2/60 Köpfe aus dem Szondi-Test
Menschengesichter und Fotografien aus einem Testprogramm für experimentelle Triebdiagnostik gehen ineinander über und formen für das träge Auge des Betrachters ein universales Gesicht. Schon in Kurt Krens zweitem Film äußert sich sein Interesse für das immer Andere im Immergleichen und für ein rhythmisiertes Spiel mit dem Material.
Der 1998 im Alter von 69 Jahren in Wien verstorbene österreichische Filmemacher Kurt Kren gehört neben Peter Kubelka, Ferry Radax und Ernst Schmidt junior zu den Protagonisten einer filmischen Avantgarde der österreichischen Nachkriegszeit. Seine kurzen experimentellen Filme haben die Filmkunst der 60er Jahre entscheidend mitgeprägt. Krens künstlerisch einflussreichste Leistung war die Entwicklung einer Kurzschnitt-Technik, in der dokumentarisch-"normale" Einstellungen ineinander verschachtelt werden. Dieses "Cut-up"-Verfahren, das er zum Beispiel bei den Verfilmungen der Material-Aktionen von Otto Muehl und Günter Brus anwandte, hatte nachhaltigen Einfluss bis in die Werbefilmästhetik.
5/62 Fenstergucker, Abfall, etc.
Großstadt-Voyeure blicken den Zuschauer bei einem Gang durch die Stadtwelt an, zerbrochene Flaschen, hastig gerauchte Zigaretten, Blicke auf Passanten folgen den Bildern des alltäglichen Abfalls.

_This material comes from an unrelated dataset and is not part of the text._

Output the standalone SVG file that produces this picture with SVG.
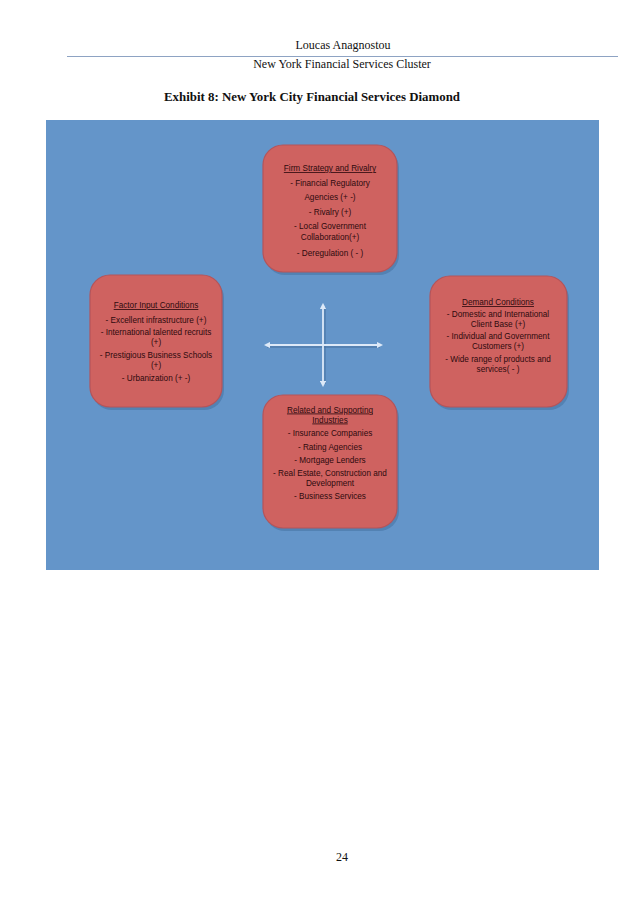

Scheinbare Zufälligkeiten und oft unscharf gefilmte Bedeutungslosigkeiten montiert Kurt Kren mit Hilfe der von ihm entwickelten Kurzschnitt-Technik.
10/65 Selbstverstümmelung
"Selbstverstümmelung" ist die filmische Auflösung einer legendären, nur für die Kamera veranstalteten Aktion von Günter Brus: liebevolle, fast bedächtige, melancholische Blicke auf verletzte Körper und Seelen.
23/69 Underground Explosion
Kren filmte Auftritte der Popgruppe Amon Düül während eines Underground-Festivals und montierte die Sequenzen in seinem bekannten "Cut-up"-Verfahren. Kren drehte die Aufnahmen "aus der Hüfte", was im Zusammenspiel mit der Musik einen sehr authentischen Eindruck vermittelt.